| Requirements |
Pictures stay out of this copy, which runs from the first line of the material through the line containing "290, 295, 300];".

| Supplied material |
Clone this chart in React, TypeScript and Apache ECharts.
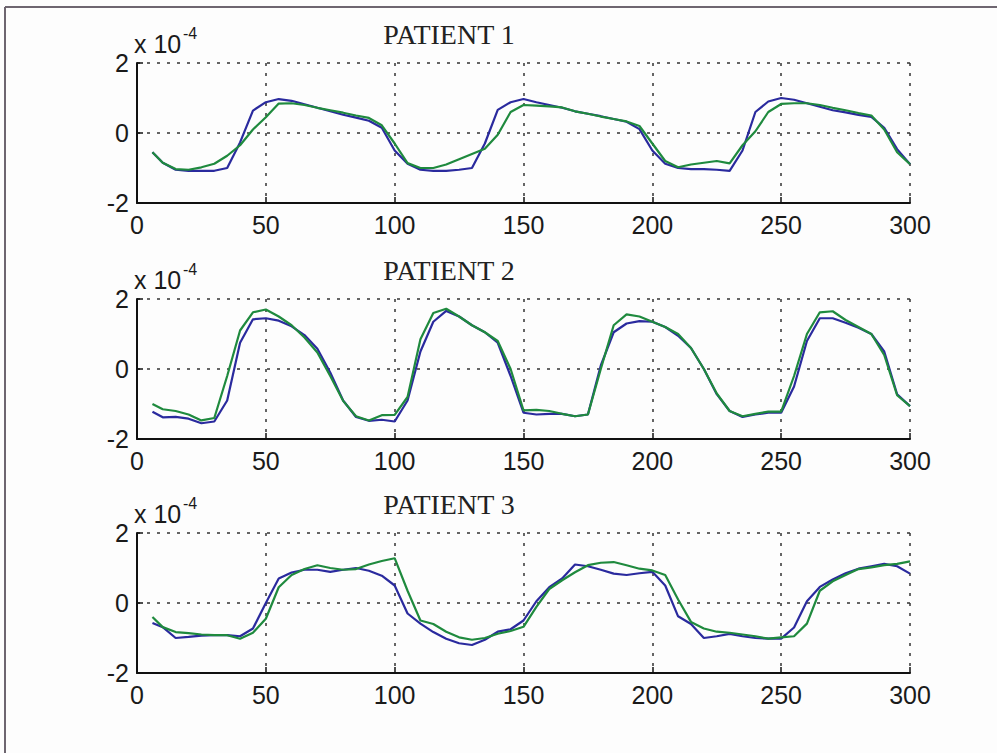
import React, { useEffect, useRef } from 'react';
import * as echarts from 'echarts';

const X = [6, 10, 15, 20, 25, 30, 35, 40, 45, 50, 55, 60, 65, 70, 75, 80, 85, 90, 95, 100,
  105, 110, 115, 120, 125, 130, 135, 140, 145, 150, 155, 160, 165, 170, 175, 180, 185, 190, 195, 200,
  205, 210, 215, 220, 225, 230, 235, 240, 245, 250, 255, 260, 265, 270, 275, 280, 285, 290, 295, 300];

const P1_BLUE = [-0.55, -0.85, -1.05, -1.08, -1.08, -1.08, -1.0, -0.27, 0.64, 0.88, 0.97, 0.92, 0.82, 0.72, 0.62, 0.52, 0.44, 0.35, 0.15, -0.5,
  -0.88, -1.05, -1.08, -1.08, -1.05, -1.0, -0.3, 0.66, 0.88, 0.97, 0.88, 0.8, 0.72, 0.62, 0.55, 0.48, 0.4, 0.32, 0.11, -0.5,
  -0.88, -1.0, -1.03, -1.03, -1.05, -1.08, -0.5, 0.6, 0.9, 1.0, 0.95, 0.85, 0.75, 0.65, 0.59, 0.52, 0.46, 0.15, -0.46, -0.89];
const P1_GREEN = [-0.55, -0.85, -1.03, -1.05, -0.98, -0.88, -0.65, -0.35, 0.1, 0.45, 0.84, 0.85, 0.8, 0.72, 0.65, 0.58, 0.5, 0.43, 0.22, -0.3,
  -0.86, -1.0, -1.0, -0.9, -0.75, -0.6, -0.45, -0.05, 0.6, 0.8, 0.78, 0.76, 0.73, 0.62, 0.55, 0.47, 0.4, 0.33, 0.2, -0.3,
  -0.8, -0.98, -0.9, -0.85, -0.8, -0.87, -0.35, 0.05, 0.6, 0.83, 0.85, 0.85, 0.8, 0.72, 0.65, 0.57, 0.5, 0.1, -0.55, -0.89];

const P2_BLUE = [-1.22, -1.38, -1.37, -1.42, -1.55, -1.5, -0.9, 0.75, 1.42, 1.45, 1.38, 1.22, 0.97, 0.58, -0.1, -0.9, -1.37, -1.48, -1.45, -1.5,
  -0.9, 0.5, 1.35, 1.66, 1.5, 1.25, 1.05, 0.75, -0.2, -1.25, -1.3, -1.28, -1.28, -1.35, -1.3, 0.1, 1.05, 1.3, 1.37, 1.35,
  1.2, 0.95, 0.6, 0.0, -0.72, -1.2, -1.37, -1.3, -1.25, -1.25, -0.5, 0.8, 1.45, 1.45, 1.32, 1.18, 1.0, 0.5, -0.72, -1.06];
const P2_GREEN = [-1.0, -1.15, -1.2, -1.3, -1.47, -1.4, -0.2, 1.1, 1.62, 1.7, 1.5, 1.25, 0.9, 0.47, -0.2, -0.91, -1.35, -1.47, -1.32, -1.31,
  -0.8, 0.85, 1.6, 1.72, 1.5, 1.25, 1.05, 0.8, 0.0, -1.18, -1.17, -1.2, -1.28, -1.35, -1.3, 0.0, 1.25, 1.56, 1.5, 1.35,
  1.2, 1.0, 0.6, 0.0, -0.7, -1.2, -1.35, -1.28, -1.22, -1.22, -0.2, 1.0, 1.62, 1.65, 1.4, 1.2, 1.0, 0.4, -0.75, -1.06];

const P3_BLUE = [-0.57, -0.69, -1.0, -0.97, -0.93, -0.92, -0.92, -0.95, -0.73, 0.0, 0.7, 0.87, 0.95, 0.95, 0.89, 0.95, 1.0, 0.92, 0.78, 0.5,
  -0.3, -0.59, -0.83, -1.02, -1.15, -1.2, -1.05, -0.82, -0.75, -0.5, 0.05, 0.45, 0.7, 1.1, 1.05, 0.95, 0.84, 0.8, 0.85, 0.89,
  0.5, -0.38, -0.6, -1.0, -0.95, -0.88, -0.95, -1.0, -1.02, -1.02, -0.7, 0.05, 0.46, 0.67, 0.85, 0.98, 1.05, 1.12, 1.05, 0.84];
const P3_GREEN = [-0.4, -0.69, -0.83, -0.86, -0.9, -0.92, -0.92, -1.02, -0.85, -0.45, 0.45, 0.8, 0.97, 1.08, 1.0, 0.95, 0.97, 1.1, 1.2, 1.28,
  0.35, -0.5, -0.6, -0.82, -0.98, -1.05, -1.0, -0.88, -0.8, -0.68, -0.11, 0.4, 0.65, 0.88, 1.08, 1.15, 1.17, 1.08, 0.98, 0.93,
  0.8, 0.1, -0.54, -0.73, -0.82, -0.85, -0.9, -0.95, -1.02, -0.98, -0.95, -0.59, 0.35, 0.62, 0.8, 0.97, 1.02, 1.08, 1.12, 1.19];

const TITLES = ['PATIENT 1', 'PATIENT 2', 'PATIENT 3'];
const BLUE_SERIES = [P1_BLUE, P2_BLUE, P3_BLUE];
const GREEN_SERIES = [P1_GREEN, P2_GREEN, P3_GREEN];

const GRID_TOPS = [63, 299, 533];
const GRID_LEFT = 137;
const GRID_W = 773;
const GRID_H = 140;
const BLUE = '#2a2a9e';
const GREEN = '#1f8a3e';

export default function App() {
  const ref = useRef<HTMLDivElement>(null);
  useEffect(() => {
    const chart = echarts.init(ref.current!, null, { renderer: 'svg' });
    const dotted = { color: '#333', width: 1.5, type: [3, 7] as any };
    const grid = GRID_TOPS.map((t) => ({ left: GRID_LEFT, top: t, width: GRID_W, height: GRID_H }));
    const xAxis = GRID_TOPS.map((_, i) => ({
      type: 'value', gridIndex: i, min: 0, max: 300, interval: 50,
      axisLine: { show: true, onZero: false, lineStyle: { color: '#111', width: 2 } },
      axisTick: { show: true, inside: true, length: 6, lineStyle: { color: '#111', width: 1.5 } },
      axisLabel: { fontSize: 25, fontFamily: 'Liberation Sans', color: '#1a1a1a', margin: 9 },
      splitLine: { show: true, lineStyle: dotted },
    }));
    const yAxis = GRID_TOPS.map((_, i) => ({
      type: 'value', gridIndex: i, min: -2, max: 2, interval: 2,
      axisLine: { show: true, onZero: false, lineStyle: { color: '#111', width: 2 } },
      axisTick: { show: true, inside: true, length: 6, lineStyle: { color: '#111', width: 1.5 } },
      axisLabel: { fontSize: 25, fontFamily: 'Liberation Sans', color: '#1a1a1a', margin: 8 },
      splitLine: { show: true, lineStyle: dotted },
    }));
    const series: any[] = [];
    GRID_TOPS.forEach((_, i) => {
      series.push({
        type: 'line', xAxisIndex: i, yAxisIndex: i, showSymbol: false, silent: true,
        data: X.map((x, k) => [x, BLUE_SERIES[i][k]]),
        lineStyle: { color: BLUE, width: 2.2 },
      });
      series.push({
        type: 'line', xAxisIndex: i, yAxisIndex: i, showSymbol: false, silent: true,
        data: X.map((x, k) => [x, GREEN_SERIES[i][k]]),
        lineStyle: { color: GREEN, width: 2.2 },
      });
    });
    const graphic: any[] = [
      { type: 'line', shape: { x1: 5, y1: 7, x2: 997, y2: 7 }, style: { stroke: '#6e6670', lineWidth: 2 } },
      { type: 'line', shape: { x1: 5, y1: 7, x2: 5, y2: 753 }, style: { stroke: '#6e6670', lineWidth: 2 } },
    ];
    GRID_TOPS.forEach((t, i) => {
      graphic.push({
        type: 'text', x: 449, y: t - 29,
        style: { text: TITLES[i], font: '28px "Liberation Serif"', fill: '#222', textAlign: 'center', textVerticalAlign: 'middle' },
      });
      graphic.push({
        type: 'text', x: 134, y: t - 19,
        style: { text: 'x 10', font: '25px "Liberation Sans"', fill: '#1a1a1a', textAlign: 'left', textVerticalAlign: 'middle' },
      });
      graphic.push({
        type: 'text', x: 183, y: t - 30,
        style: { text: '-4', font: '16px "Liberation Sans"', fill: '#1a1a1a', textAlign: 'left', textVerticalAlign: 'middle' },
      });
    });
    chart.setOption({
      animation: false,
      backgroundColor: '#fdfdfd',
      grid, xAxis, yAxis, series, graphic,
    });
    return () => chart.dispose();
  }, []);
  return <div ref={ref} style={{ position: 'fixed', left: 0, top: 0, width: 997, height: 753 }} />;
}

| Task response |
Clone this chart in React, TypeScript and Apache ECharts.
import React, { useEffect, useRef } from 'react';
import * as echarts from 'echarts';

const X = [6, 10, 15, 20, 25, 30, 35, 40, 45, 50, 55, 60, 65, 70, 75, 80, 85, 90, 95, 100,
  105, 110, 115, 120, 125, 130, 135, 140, 145, 150, 155, 160, 165, 170, 175, 180, 185, 190, 195, 200,
  205, 210, 215, 220, 225, 230, 235, 240, 245, 250, 255, 260, 265, 270, 275, 280, 285, 290, 295, 300];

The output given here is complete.